__What to work on__
Transcribe every entry word for word, leaving out all images.

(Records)

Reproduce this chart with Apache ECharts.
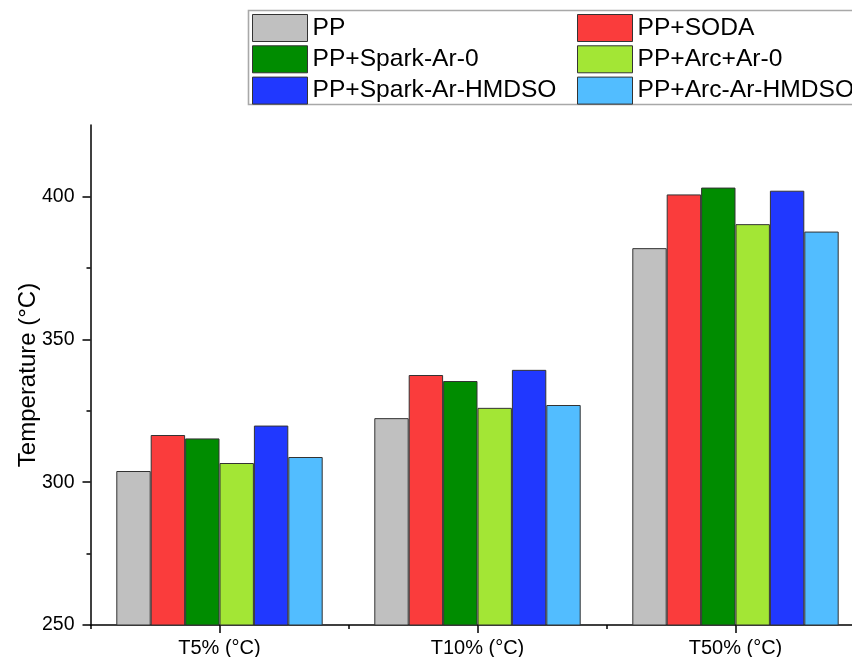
<!DOCTYPE html>
<html>
<head>
<meta charset="utf-8">
<script src="https://cdn.jsdelivr.net/npm/echarts@6/dist/echarts.min.js"></script>
<style>
  html, body { margin: 0; padding: 0; background: #fff; }
  #chart { width: 852px; height: 657px; }
</style>
</head>
<body>
<div id="chart"></div>
<script>
// Decomposition temperatures at 5 %, 10 % and 50 % mass loss
const categories = ['T5% (°C)', 'T10% (°C)', 'T50% (°C)'];
const seriesNames = ['PP', 'PP+SODA', 'PP+Spark-Ar-0', 'PP+Arc+Ar-0', 'PP+Spark-Ar-HMDSO', 'PP+Arc-Ar-HMDSO'];
const pp             = [303.9, 322.4, 381.9];
const ppSoda         = [316.5, 337.5, 400.7];
const ppSparkAr0     = [315.3, 335.4, 403.1];
const ppArcAr0       = [306.7, 326.0, 390.3];
const ppSparkArHmdso = [319.8, 339.3, 402.0];
const ppArcArHmdso   = [308.8, 327.0, 387.7];
const majorTicks = [250, 300, 350, 400];
const minorTicks = [275, 325, 375];

const seriesValues = [pp, ppSoda, ppSparkAr0, ppArcAr0, ppSparkArHmdso, ppArcArHmdso];
const colors = ['#C0C0C0', '#FA3C3C', '#008C00', '#A3E635', '#2038FF', '#52BDFF'];

const chart = echarts.init(document.getElementById('chart'), null, { renderer: 'canvas' });
const font = 'Liberation Sans, Arial, sans-serif';

const legendCommon = {
  orient: 'vertical',
  top: 14,
  itemWidth: 55,
  itemHeight: 27,
  itemGap: 3.3,
  padding: 0,
  icon: 'rect',
  itemStyle: { borderColor: '#333', borderWidth: 1 },
  textStyle: { fontFamily: font, fontSize: 24.6, color: '#000', lineHeight: 27 }
};

chart.setOption({
  animation: false,
  backgroundColor: '#fff',
  textStyle: { fontFamily: font },
  graphic: [{
    type: 'rect',
    shape: { x: 248.5, y: 10.5, width: 700, height: 94 },
    style: { fill: 'none', stroke: '#a8a8a8', lineWidth: 1.6 },
    z: 1
  }],
  legend: [
    Object.assign({}, legendCommon, { left: 252, data: [seriesNames[0], seriesNames[2], seriesNames[4]] }),
    Object.assign({}, legendCommon, { left: 577, data: [seriesNames[1], seriesNames[3], seriesNames[5]] })
  ],
  grid: { left: 90.5, top: 125, width: 774, bottom: 32, containLabel: false, outerBoundsMode: 'none' },
  xAxis: [{
    type: 'category',
    data: categories,
    boundaryGap: true,
    axisLine: { show: true, lineStyle: { color: '#000', width: 1.5 } },
    axisTick: { show: true, alignWithLabel: true, inside: false, length: 8, lineStyle: { color: '#000', width: 1.5 } },
    axisLabel: { fontFamily: font, fontSize: 20, color: '#000', margin: 13 },
    splitLine: { show: false }
  }, {
    type: 'category',
    data: categories,
    position: 'bottom',
    boundaryGap: true,
    axisLine: { show: false },
    axisTick: { show: true, length: 4, lineStyle: { color: '#000', width: 1.5 } },
    axisLabel: { show: false },
    splitLine: { show: false }
  }],
  yAxis: [{
    type: 'value',
    min: 250,
    max: 425,
    interval: 50,
    name: 'Temperature (°C)',
    nameLocation: 'middle',
    nameGap: 50,
    nameMoveOverlap: false,
    nameTextStyle: { fontFamily: font, fontSize: 24, color: '#000' },
    axisLine: { show: true, lineStyle: { color: '#000', width: 1.5 } },
    axisTick: { show: true, length: 8, customValues: majorTicks, lineStyle: { color: '#000', width: 1.5 } },
    axisLabel: { fontFamily: font, fontSize: 19.5, color: '#000', margin: 16, customValues: majorTicks },
    splitLine: { show: false }
  }, {
    type: 'value',
    min: 250,
    max: 425,
    position: 'left',
    axisLine: { show: false },
    axisTick: { show: true, length: 4, customValues: minorTicks, lineStyle: { color: '#000', width: 1.5 } },
    axisLabel: { show: false },
    splitLine: { show: false }
  }],
  series: seriesNames.map((name, i) => ({
    name: name,
    type: 'bar',
    xAxisIndex: 0,
    yAxisIndex: 0,
    data: seriesValues[i],
    barGap: '0%',
    barCategoryGap: '20%',
    itemStyle: { color: colors[i], borderColor: '#333', borderWidth: 1 }
  }))
});
</script>
</body>
</html>
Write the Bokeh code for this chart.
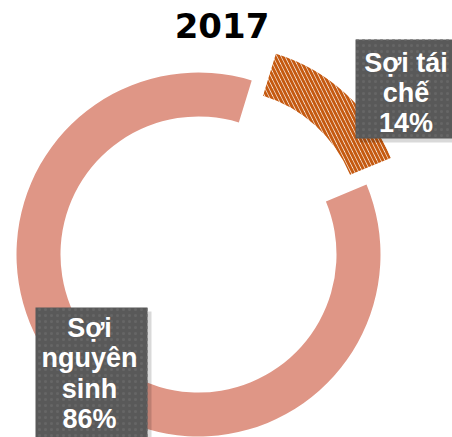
import math
from bokeh.plotting import figure
from bokeh.models import Range1d
from bokeh.core.properties import value
from bokeh.embed import file_html
from bokeh.resources import INLINE

# ---- data ----
title_text = "2017"
categories = ["Sợi tái chế", "Sợi nguyên sinh"]
shares = [14, 86]
label_lines = [["Sợi tái", "chế", "14%"], ["Sợi", "nguyên", "sinh", "86%"]]
slice_colors = ["#C55A11", "#DF9686"]

# ---- layout ----
W, H = 452, 437
CX, CY = 198, 254          # donut centre, page pixels
R_OUT, R_IN = 182, 138
START_DEG = 17             # first slice starts 17 deg clockwise from 12 o'clock
EXPLODE = 36

p = figure(width=W, height=H, output_backend="svg", toolbar_location=None,
           x_axis_type=None, y_axis_type=None, min_border=0,
           x_range=Range1d(0 - CX, W - CX), y_range=Range1d(CY - H, CY))
p.outline_line_color = None
p.grid.visible = False
p.background_fill_color = "white"
p.border_fill_color = "white"

total = sum(shares)
cum = START_DEG
for i, (cat, v) in enumerate(zip(categories, shares)):
    a0 = cum
    a1 = cum + v / total * 360.0
    cum = a1
    mid = math.radians((a0 + a1) / 2)
    if i == 0:
        ox, oy = EXPLODE * math.sin(mid), EXPLODE * math.cos(mid)
        p.annular_wedge(x=ox, y=oy, inner_radius=R_IN, outer_radius=R_OUT,
                        start_angle=math.pi / 2 - math.radians(a1),
                        end_angle=math.pi / 2 - math.radians(a0),
                        fill_color=None, line_color=None,
                        hatch_pattern="left_diagonal_line", hatch_color=slice_colors[i],
                        hatch_scale=8, hatch_weight=3)
    else:
        p.annular_wedge(x=0, y=0, inner_radius=R_IN, outer_radius=R_OUT,
                        start_angle=math.pi / 2 - math.radians(a1),
                        end_angle=math.pi / 2 - math.radians(a0),
                        fill_color=slice_colors[i], line_color=None)

# label boxes (left, right, top, bottom in centred coords)
boxes = [(157, 262, 215, 116), (-163, -51, -53, -200)]
text_x = [207.5, -109]
baselines = [[192, 162, 132], [-73, -103, -134, -164]]
for (l, r, t, b), tx, lines, bls in zip(boxes, text_x, label_lines, baselines):
    p.quad(left=l + 4, right=r + 4, top=t - 4, bottom=b - 4,
           fill_color="black", fill_alpha=0.15, line_color=None)
    p.quad(left=l, right=r, top=t, bottom=b, fill_color="#595959",
           line_color=None, hatch_pattern="dot", hatch_color="#666666",
           hatch_scale=6, hatch_weight=1)
    p.text(x=[tx] * len(lines), y=bls, text=lines, text_color="white",
           text_font=value("Liberation Sans"), text_font_style="bold",
           text_font_size="27px", text_align="center",
           text_baseline="alphabetic")

p.text(x=[23.5], y=[229], text=[title_text], text_color="black",
       text_font=value("DejaVu Sans"), text_font_style="bold",
       text_font_size="34px", text_align="center", text_baseline="alphabetic")

open("out.html", "w").write(file_html(p, INLINE))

__Written reply__
Reproduce this chart with Apache ECharts.
<!DOCTYPE html>
<html>
<head>
<meta charset="utf-8">
<script src="https://cdn.jsdelivr.net/npm/echarts@6/dist/echarts.min.js"></script>
<style>
  html, body { margin: 0; padding: 0; background: #fff; }
  #chart { width: 852px; height: 657px; }
</style>
</head>
<body>
<div id="chart"></div>
<script>
// Decomposition temperatures at 5 %, 10 % and 50 % mass loss
const categories = ['T5% (°C)', 'T10% (°C)', 'T50% (°C)'];
const seriesNames = ['PP', 'PP+SODA', 'PP+Spark-Ar-0', 'PP+Arc+Ar-0', 'PP+Spark-Ar-HMDSO', 'PP+Arc-Ar-HMDSO'];
const pp             = [303.9, 322.4, 381.9];
const ppSoda         = [316.5, 337.5, 400.7];
const ppSparkAr0     = [315.3, 335.4, 403.1];
const ppArcAr0       = [306.7, 326.0, 390.3];
const ppSparkArHmdso = [319.8, 339.3, 402.0];
const ppArcArHmdso   = [308.8, 327.0, 387.7];
const majorTicks = [250, 300, 350, 400];
const minorTicks = [275, 325, 375];

const seriesValues = [pp, ppSoda, ppSparkAr0, ppArcAr0, ppSparkArHmdso, ppArcArHmdso];
const colors = ['#C0C0C0', '#FA3C3C', '#008C00', '#A3E635', '#2038FF', '#52BDFF'];

const chart = echarts.init(document.getElementById('chart'), null, { renderer: 'canvas' });
const font = 'Liberation Sans, Arial, sans-serif';

const legendCommon = {
  orient: 'vertical',
  top: 14,
  itemWidth: 55,
  itemHeight: 27,
  itemGap: 3.3,
  padding: 0,
  icon: 'rect',
  itemStyle: { borderColor: '#333', borderWidth: 1 },
  textStyle: { fontFamily: font, fontSize: 24.6, color: '#000', lineHeight: 27 }
};

chart.setOption({
  animation: false,
  backgroundColor: '#fff',
  textStyle: { fontFamily: font },
  graphic: [{
    type: 'rect',
    shape: { x: 248.5, y: 10.5, width: 700, height: 94 },
    style: { fill: 'none', stroke: '#a8a8a8', lineWidth: 1.6 },
    z: 1
  }],
  legend: [
    Object.assign({}, legendCommon, { left: 252, data: [seriesNames[0], seriesNames[2], seriesNames[4]] }),
    Object.assign({}, legendCommon, { left: 577, data: [seriesNames[1], seriesNames[3], seriesNames[5]] })
  ],
  grid: { left: 90.5, top: 125, width: 774, bottom: 32, containLabel: false, outerBoundsMode: 'none' },
  xAxis: [{
    type: 'category',
    data: categories,
    boundaryGap: true,
    axisLine: { show: true, lineStyle: { color: '#000', width: 1.5 } },
    axisTick: { show: true, alignWithLabel: true, inside: false, length: 8, lineStyle: { color: '#000', width: 1.5 } },
    axisLabel: { fontFamily: font, fontSize: 20, color: '#000', margin: 13 },
    splitLine: { show: false }
  }, {
    type: 'category',
    data: categories,
    position: 'bottom',
    boundaryGap: true,
    axisLine: { show: false },
    axisTick: { show: true, length: 4, lineStyle: { color: '#000', width: 1.5 } },
    axisLabel: { show: false },
    splitLine: { show: false }
  }],
  yAxis: [{
    type: 'value',
    min: 250,
    max: 425,
    interval: 50,
    name: 'Temperature (°C)',
    nameLocation: 'middle',
    nameGap: 50,
    nameMoveOverlap: false,
    nameTextStyle: { fontFamily: font, fontSize: 24, color: '#000' },
    axisLine: { show: true, lineStyle: { color: '#000', width: 1.5 } },
    axisTick: { show: true, length: 8, customValues: majorTicks, lineStyle: { color: '#000', width: 1.5 } },
    axisLabel: { fontFamily: font, fontSize: 19.5, color: '#000', margin: 16, customValues: majorTicks },
    splitLine: { show: false }
  }, {
    type: 'value',
    min: 250,
    max: 425,
    position: 'left',
    axisLine: { show: false },
    axisTick: { show: true, length: 4, customValues: minorTicks, lineStyle: { color: '#000', width: 1.5 } },
    axisLabel: { show: false },
    splitLine: { show: false }
  }],
  series: seriesNames.map((name, i) => ({
    name: name,
    type: 'bar',
    xAxisIndex: 0,
    yAxisIndex: 0,
    data: seriesValues[i],
    barGap: '0%',
    barCategoryGap: '20%',
    itemStyle: { color: colors[i], borderColor: '#333', borderWidth: 1 }
  }))
});
</script>
</body>
</html>
Write the Bokeh code for this chart.
import math
from bokeh.plotting import figure
from bokeh.models import Range1d
from bokeh.core.properties import value
from bokeh.embed import file_html
from bokeh.resources import INLINE

# ---- data ----
title_text = "2017"
categories = ["Sợi tái chế", "Sợi nguyên sinh"]
shares = [14, 86]
label_lines = [["Sợi tái", "chế", "14%"], ["Sợi", "nguyên", "sinh", "86%"]]
slice_colors = ["#C55A11", "#DF9686"]

# ---- layout ----
W, H = 452, 437
CX, CY = 198, 254          # donut centre, page pixels
R_OUT, R_IN = 182, 138
START_DEG = 17             # first slice starts 17 deg clockwise from 12 o'clock
EXPLODE = 36

p = figure(width=W, height=H, output_backend="svg", toolbar_location=None,
           x_axis_type=None, y_axis_type=None, min_border=0,
           x_range=Range1d(0 - CX, W - CX), y_range=Range1d(CY - H, CY))
p.outline_line_color = None
p.grid.visible = False
p.background_fill_color = "white"
p.border_fill_color = "white"

total = sum(shares)
cum = START_DEG
for i, (cat, v) in enumerate(zip(categories, shares)):
    a0 = cum
    a1 = cum + v / total * 360.0
    cum = a1
    mid = math.radians((a0 + a1) / 2)
    if i == 0:
        ox, oy = EXPLODE * math.sin(mid), EXPLODE * math.cos(mid)
        p.annular_wedge(x=ox, y=oy, inner_radius=R_IN, outer_radius=R_OUT,
                        start_angle=math.pi / 2 - math.radians(a1),
                        end_angle=math.pi / 2 - math.radians(a0),
                        fill_color=None, line_color=None,
                        hatch_pattern="left_diagonal_line", hatch_color=slice_colors[i],
                        hatch_scale=8, hatch_weight=3)
    else:
        p.annular_wedge(x=0, y=0, inner_radius=R_IN, outer_radius=R_OUT,
                        start_angle=math.pi / 2 - math.radians(a1),
                        end_angle=math.pi / 2 - math.radians(a0),
                        fill_color=slice_colors[i], line_color=None)

# label boxes (left, right, top, bottom in centred coords)
boxes = [(157, 262, 215, 116), (-163, -51, -53, -200)]
text_x = [207.5, -109]
baselines = [[192, 162, 132], [-73, -103, -134, -164]]
for (l, r, t, b), tx, lines, bls in zip(boxes, text_x, label_lines, baselines):
    p.quad(left=l + 4, right=r + 4, top=t - 4, bottom=b - 4,
           fill_color="black", fill_alpha=0.15, line_color=None)
    p.quad(left=l, right=r, top=t, bottom=b, fill_color="#595959",
           line_color=None, hatch_pattern="dot", hatch_color="#666666",
           hatch_scale=6, hatch_weight=1)
    p.text(x=[tx] * len(lines), y=bls, text=lines, text_color="white",
           text_font=value("Liberation Sans"), text_font_style="bold",
           text_font_size="27px", text_align="center",
           text_baseline="alphabetic")

p.text(x=[23.5], y=[229], text=[title_text], text_color="black",
       text_font=value("DejaVu Sans"), text_font_style="bold",
       text_font_size="34px", text_align="center", text_baseline="alphabetic")

open("out.html", "w").write(file_html(p, INLINE))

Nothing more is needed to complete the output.